Work to do: Could the lines from the start of the data through the line with "import plotly.graph_objects as go" be set down exactly, with no pictures among them?

Supplied records:
↓↓↓

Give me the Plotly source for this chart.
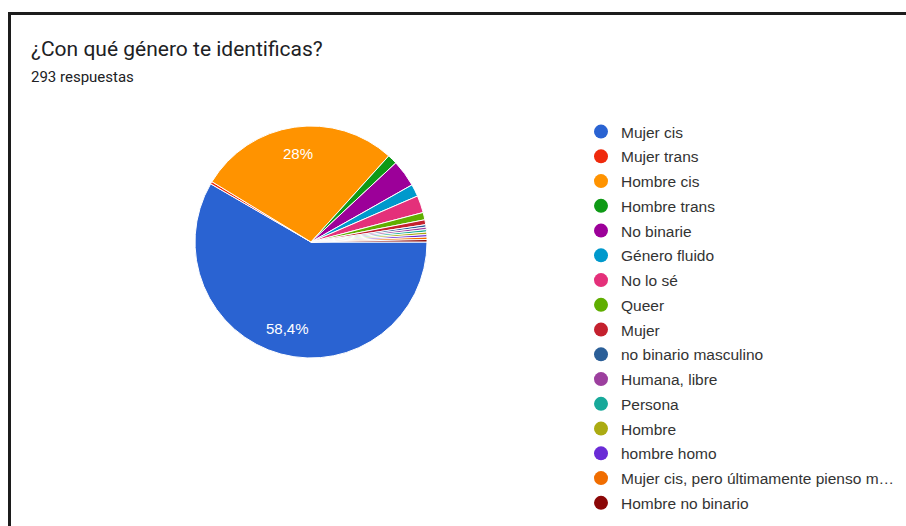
import math
import plotly.graph_objects as go

labels = ["Mujer cis", "Mujer trans", "Hombre cis", "Hombre trans", "No binarie",
          "Género fluido", "No lo sé", "Queer", "Mujer", "no binario masculino",
          "Humana, libre", "Persona", "Hombre", "hombre homo",
          "Mujer cis, pero últimamente pienso m…", "Hombre no binario"]
values = [171, 1, 82, 4, 11, 5, 7, 3, 2, 1, 1, 1, 1, 1, 1, 1]
colors = ["#2a63d2", "#ef2a0c", "#ff9300", "#0f9a16", "#9c0099", "#0099cc",
          "#e4307a", "#5fae00", "#c4212e", "#2b5f98", "#9c3f9e", "#17a99a",
          "#abab12", "#6a2bd6", "#f06d00", "#8b0707"]
title_text = "¿Con qué género te identificas?"
subtitle_text = "293 respuestas"

W, H = 906, 526
total = sum(values)
PIE_X = [195 / W, 427 / W]
PIE_Y = [1 - 358 / H, 1 - 126 / H]
START_DEG = 90  # first slice starts at 3 o'clock, clockwise


def pct_label(v):
    p = v / total * 100
    if p < 5:
        return ""
    s = f"{p:.1f}".rstrip("0").rstrip(".").replace(".", ",")
    return s + "%"


# slice labels placed along each labelled slice's mid-angle (derived from data)
cx_px = (PIE_X[0] + PIE_X[1]) / 2 * W
cy_px = (PIE_Y[0] + PIE_Y[1]) / 2 * H
r_px = (PIE_X[1] - PIE_X[0]) * W / 2
label_anns = []
cum = 0
for v in values:
    t = pct_label(v)
    if t:
        th = math.radians(START_DEG + 360 * (cum + v / 2) / total)
        x_px = cx_px + 0.77 * r_px * math.sin(th)
        y_px = cy_px + 0.77 * r_px * math.cos(th)
        label_anns.append(dict(
            text=t, x=x_px / W, y=y_px / H, xref="paper", yref="paper",
            xanchor="center", yanchor="middle", showarrow=False,
            font=dict(family="Liberation Sans, Arial", size=15, color="white")))
    cum += v

fig = go.Figure()
fig.add_trace(go.Pie(
    labels=labels, values=values, textinfo="none",
    sort=False, direction="clockwise", rotation=START_DEG,
    marker=dict(colors=colors, line=dict(color="white", width=1)),
    showlegend=False, hoverinfo="label+value+percent",
    domain=dict(x=PIE_X, y=PIE_Y),
))

for lab, col in zip(labels, colors):
    fig.add_trace(go.Scatter(
        x=[None], y=[None], mode="markers", name=lab, legendgroup=lab,
        marker=dict(color=col, size=14, symbol="circle"),
        showlegend=True, hoverinfo="skip",
    ))

fig.update_layout(
    width=W, height=H,
    margin=dict(l=0, r=0, t=0, b=0),
    paper_bgcolor="white", plot_bgcolor="white",
    font=dict(family="Roboto", color="#202124"),
    xaxis=dict(visible=False), yaxis=dict(visible=False),
    legend=dict(
        x=581 / W, y=1 - 115 / H, xanchor="left", yanchor="top",
        font=dict(family="Liberation Sans, Arial", size=15.5, color="#333333"),
        tracegroupgap=1.6, itemclick=False, bgcolor="rgba(0,0,0,0)",
    ),
    annotations=[
        dict(text=title_text, x=29 / W, y=1 - 35 / H, xref="paper", yref="paper",
             xanchor="left", yanchor="top", showarrow=False,
             font=dict(family="Roboto", size=21, color="#202124")),
        dict(text=subtitle_text, x=29 / W, y=1 - 66 / H, xref="paper", yref="paper",
             xanchor="left", yanchor="top", showarrow=False,
             font=dict(family="Roboto", size=15, color="#202124")),
    ] + label_anns,
    shapes=[
        dict(type="line", xref="paper", yref="paper",
             x0=9.5 / W, x1=9.5 / W, y0=0, y1=1 - 12 / H,
             line=dict(color="#1c1c1c", width=3)),
        dict(type="line", xref="paper", yref="paper",
             x0=8 / W, x1=1, y0=1 - 13.5 / H, y1=1 - 13.5 / H,
             line=dict(color="#1c1c1c", width=3)),
    ],
)

fig.write_html("out.html")
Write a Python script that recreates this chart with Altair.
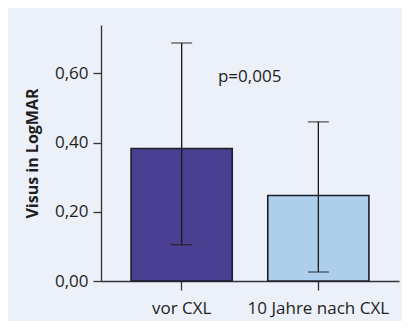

↑↑↑

Finished answer:
Give me the Plotly source for this chart.
import math
import plotly.graph_objects as go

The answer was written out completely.